I need to help him find work audience.

So, I've asked him to a track for TRS. Lets see what he comes up with.

And in the end, I gave him the offer. The Offer. That I give to every deserving young person I know. That they can use me as their launchpad to do more things.

So I told him that in case he wants to put his material up on YouTube (shoot the content etc) or create a professional portfolio or something, I will support him. And then its upto his talent and luck where he reaches (in an ideal world, I dont want to let luck decide on the fate, the outcome. I have to manufacture success for my people. Need to figure out how. #note2self).

When I was with him, trying to talk to him and make him understand what I want from him, I was IN THE ZONE. The one that is increasingly hard to get into! I just need more of such days and incidents. I need to see these things through. I need to ensure that I get him where he belongs.

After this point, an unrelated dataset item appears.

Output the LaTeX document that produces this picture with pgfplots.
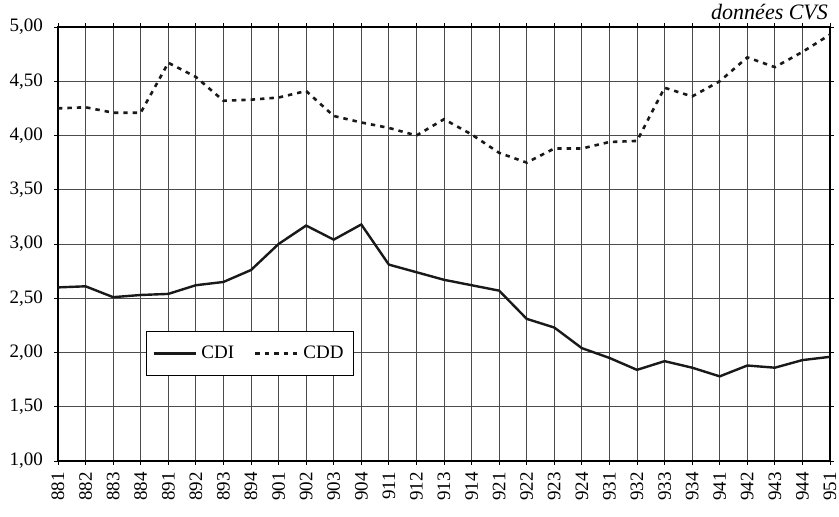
\documentclass[border=0pt]{standalone}
\usepackage{fontspec}
\setmainfont{Liberation Serif}
\usepackage{pgfplots}
\pgfplotsset{compat=1.18}
\begin{document}
\begin{tikzpicture}
\useasboundingbox (-29pt,-28pt) rectangle (390.5pt,230.5pt);
\begin{axis}[
  at={(0,0)}, anchor=south west,
  scale only axis, width=386pt, height=217pt,
  xmin=0, xmax=28, ymin=1, ymax=5,
  xtick={0,...,28},
  xticklabels={881,882,883,884,891,892,893,894,901,902,903,904,911,912,913,914,921,922,923,924,931,932,933,934,941,942,943,944,951},
  xticklabel style={rotate=90, anchor=east, font=\fontsize{9.5}{10}\selectfont, xshift=0pt},
  ytick={1,1.5,...,5},
  yticklabel style={font=\fontsize{9.5}{10}\selectfont, xshift=-2pt},
  /pgf/number format/.cd, fixed, fixed zerofill, precision=2, use comma, assume math mode=true,
  /pgfplots/.cd,
  grid=major,
  major grid style={black!70, line width=0.45pt},
  axis line style={black, line width=0.6pt},
  tick align=outside, major tick length=2pt,
  tick style={black, line width=0.45pt},
  legend style={at={(axis cs:6.96,1.99)}, anchor=center, draw=black, line width=0.5pt,
    font=\fontsize{9.5}{10}\selectfont, inner xsep=3pt, inner ysep=5pt,
    /tikz/every even column/.append style={column sep=8pt}},
  legend columns=2,
  legend image code/.code={\draw[#1] (0cm,0cm) -- (0.75cm,0cm);},
]
\addplot[black!90, line width=1.2pt] coordinates {
(0,2.60) (1,2.61) (2,2.51) (3,2.53) (4,2.54) (5,2.62) (6,2.65) (7,2.76)
(8,3.00) (9,3.17) (10,3.04) (11,3.18) (12,2.81) (13,2.74) (14,2.67) (15,2.62)
(16,2.57) (17,2.31) (18,2.23) (19,2.04) (20,1.95) (21,1.84) (22,1.92) (23,1.86)
(24,1.78) (25,1.88) (26,1.86) (27,1.93) (28,1.96)};
\addlegendentry{CDI}
\addplot[black!90, line width=1.3pt, dash pattern=on 2.2pt off 2.5pt] coordinates {
(0,4.25) (1,4.26) (2,4.21) (3,4.21) (4,4.67) (5,4.54) (6,4.32) (7,4.33)
(8,4.35) (9,4.41) (10,4.18) (11,4.12) (12,4.07) (13,4.00) (14,4.15) (15,4.01)
(16,3.84) (17,3.75) (18,3.88) (19,3.88) (20,3.94) (21,3.95) (22,4.44) (23,4.36)
(24,4.50) (25,4.72) (26,4.63) (27,4.77) (28,4.93)};
\addlegendentry{CDD}
\end{axis}
\node[anchor=base east, font=\itshape\fontsize{11}{12}\selectfont] at (388.5pt,220.5pt) {données CVS};
\end{tikzpicture}
\end{document}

Just that I dont want to give him hope. I am not a great judge of talent but what I saw, I was amazed! And I am not easy to impress. So lets see what I do with him. If only I had the money. If only wishes were horses!

Coming back. Here's a question for you. 
When and what was last time you were in the zone AND you were creating something? Think and tell me. 

And if that thing that you were doing then repeats often, like clockwork and has patterns, maybe that's where your life's purpose is. That's where your Ikigai is. 

Think about it. 
And please please please do tell me. 
I would love to help you. 
Why?
Because I want to play God that's where my Ikigai is! Like I said today...

Oh, and you know the best part about this entire episode?
No. The Zone is not.
Neither is discovering my Ikigai.

The best part happened when I asked him which college he went to.
He said, Wilson.

And you know what was my first thought?
That he could help me meet Sudhakar Solomon Raj - one of those people that I am DYING to meet (read this and this about him to know more about him). I first heard about him from HV (a friend who's long deserted ghosted me after showing a lot of promise in the early days). And since then I've pestered her, tried on Facebook, wrote into him and what not. Prof has been elusive.

So, I asked A for a favour.
If any of the things that I am helping him do works out, he will help me meet Sudhakar Sir!
Yay!

They are right. Happiness does come in patches and at times when you least expect it.

Oh, the best part? 
The realisation that Universe does fucking conspire to make things happen. If you want em real bad. It really does.

Time for you to make a wish. And want it bad.
And discover your Ikigai. And lemme know if I could be of any help.

PS: I wrote on the sgEchoChamber today. Yay! So yeah, a good day for writing.